Siebenmal gab der Sänger – schon von einem "Chor" von Autogrammjägern auf der Bühne flankiert – den vom Publikum geforderten "Encores" nach. Je kleiner das Häufchen der Unentwegten wurde, um so intensiver wuchs mit der Konzentration und der hinreißenden Spannung im Saal auch der Kontakt mit dem Sänger. Am Anfang war das leider anders gewesen. Rücksichtsloses Hustenkonzert und peinlicher Applaus mitten in das ausklingende Klavierspiel hinein hatten den Zuhörern ein ziemlich blamables Zeugnis ausgestellt.

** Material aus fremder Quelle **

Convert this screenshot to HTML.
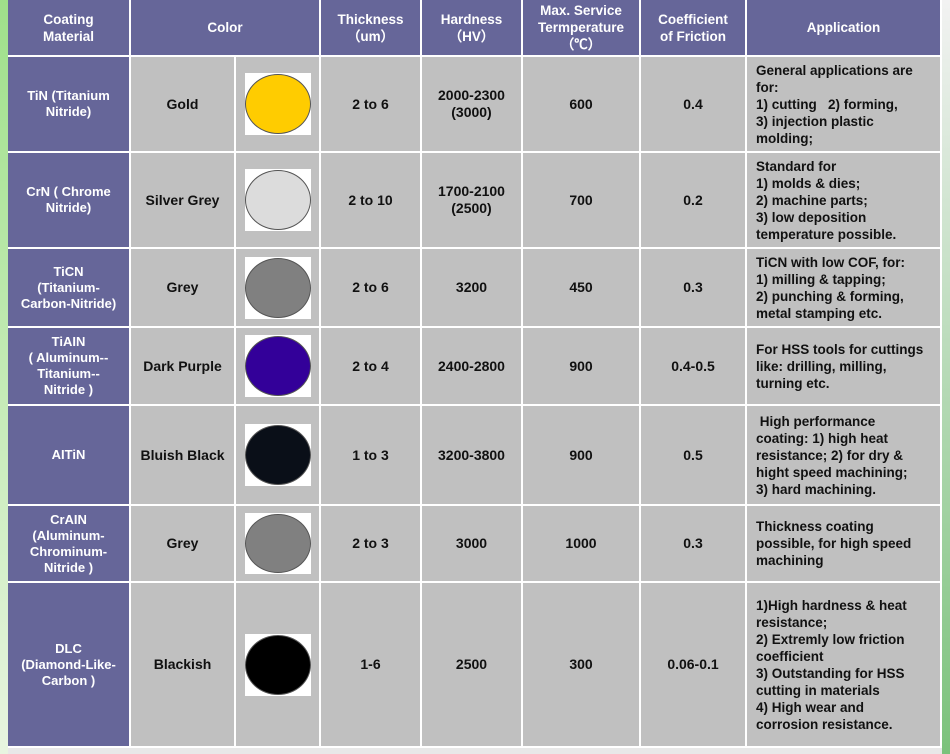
<!DOCTYPE html>
<html><head><meta charset="utf-8"><style>
body{margin:0;width:950px;height:754px;overflow:hidden;background:#e8e8e8;font-family:"Liberation Sans",sans-serif;position:relative}
.bgl{position:absolute;left:0;top:0;width:8px;height:754px;background:linear-gradient(#9fe08a,#e8f5e0)}
.bgr{position:absolute;right:0;top:0;width:8px;height:754px;background:linear-gradient(#f2f2f2,#7bc27b)}
.c{position:absolute;box-sizing:border-box;border-right:2px solid #fff;border-bottom:2px solid #fff;display:flex;align-items:center;justify-content:center;text-align:center;font-weight:bold;font-size:14px;color:#111;background:#c0c0c0;line-height:17px}
.h{background:#666699;color:#fff;font-size:13.5px;line-height:17px}
.m{background:#666699;color:#fff;font-size:13px;line-height:16px}
.a{justify-content:flex-start;text-align:left;padding-left:9px;font-size:13.5px;line-height:17px}
.img{position:absolute;background:#fff;display:flex;align-items:center;justify-content:center}
.dot{border-radius:50%}
</style></head><body>
<div class="bgl"></div>
<div class="bgr"></div>
<div id="t"></div>
<script>
const xs=[8,131,236,321,422,523,641,747,942];
const ys=[0,57,153,249,328,406,506,583,748];
const headers=["Coating<br>Material","Color","Thickness<br>（um）","Hardness<br>（HV）","Max. Service<br>Termperature<br>（℃）","Coefficient<br>of Friction","Application"];
const rows=[
["TiN (Titanium<br>Nitride)","Gold","#ffcc00","2 to 6","2000-2300<br>(3000)","600","0.4","General applications are<br>for:<br>1) cutting &nbsp; 2) forming,<br>3) injection plastic<br>molding;"],
["CrN ( Chrome<br>Nitride)","Silver Grey","#dcdcdc","2 to 10","1700-2100<br>(2500)","700","0.2","Standard for<br>1) molds &amp; dies;<br>2) machine parts;<br>3) low deposition<br>temperature possible."],
["TiCN<br>(Titanium-<br>Carbon-Nitride)","Grey","#808080","2 to 6","3200","450","0.3","TiCN with low COF, for:<br>1) milling &amp; tapping;<br>2) punching &amp; forming,<br>metal stamping etc."],
["TiAIN<br>( Aluminum--<br>Titanium--<br>Nitride )","Dark Purple","#330099","2 to 4","2400-2800","900","0.4-0.5","For HSS tools for cuttings<br>like: drilling, milling,<br>turning etc."],
["AITiN","Bluish Black","#0a0f18","1 to 3","3200-3800","900","0.5","&nbsp;High performance<br>coating: 1) high heat<br>resistance; 2) for dry &amp;<br>hight speed machining;<br>3) hard machining."],
["CrAIN<br>(Aluminum-<br>Chrominum-<br>Nitride )","Grey","#808080","2 to 3","3000","1000","0.3","Thickness coating<br>possible, for high speed<br>machining"],
["DLC<br>(Diamond-Like-<br>Carbon )","Blackish","#000000","1-6","2500","300","0.06-0.1","1)High hardness &amp; heat<br>resistance;<br>2) Extremly low friction<br>coefficient<br>3) Outstanding for HSS<br>cutting in materials<br>4) High wear and<br>corrosion resistance."]
];
const t=document.getElementById('t');
function cell(x0,x1,y0,y1,html,cls){const d=document.createElement('div');d.className='c '+cls;d.style.left=x0+'px';d.style.top=y0+'px';d.style.width=(x1-x0)+'px';d.style.height=(y1-y0)+'px';d.innerHTML=html;t.appendChild(d);return d;}
const hx=[0,1,3,4,5,6,7,8];
headers.forEach((h,i)=>{const d=cell(xs[hx[i]],xs[hx[i+1]],ys[0],ys[1],h,'h');

});
rows.forEach((r,i)=>{const y0=ys[i+1],y1=ys[i+2];
let d=cell(xs[0],xs[1],y0,y1,r[0],'m');


d=cell(xs[1],xs[2],y0,y1,r[1],'');


d=cell(xs[2],xs[3],y0,y1,'','');


const hgt=Math.min(62,y1-y0-16);const im=document.createElement('div');im.className='img';
im.style.left=(xs[2]+9)+'px';im.style.width='66px';im.style.top=((y0+y1)/2-hgt/2-1)+'px';im.style.height=hgt+'px';
const dot=document.createElement('div');dot.className='dot';dot.style.width='64px';dot.style.height=(hgt-4)+'px';dot.style.background=r[2];dot.style.border='1px solid #555';
im.appendChild(dot);t.appendChild(im);


for(let k=3;k<7;k++){d=cell(xs[k],xs[k+1],y0,y1,r[k],'');

}
d=cell(xs[7],xs[8],y0,y1,r[7],'a');


});
</script>
</body></html>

Ein Sonderlob gebührt dem "Mann am Klavier": Günther Weißenborn, seit langem schon mit dem Sänger verbunden und daher ein echter, idealer Partner, der jede Regung, jede Phrasierungs-Eigenheit Fischer-Dieskaus unterstreicht und so die sagenhafte Einheit von "Sang und Saitenspiel" durch absolute Übereinstimmung mit dem Sänger realisiert, bestach durch seine ebenso subtile wie farbenreiche, technisch brillante Ausziselierung des Schumann-Duktus. Er machte das Fest des Liedgesanges auch zu einem Fest romantischer Klaviermusik.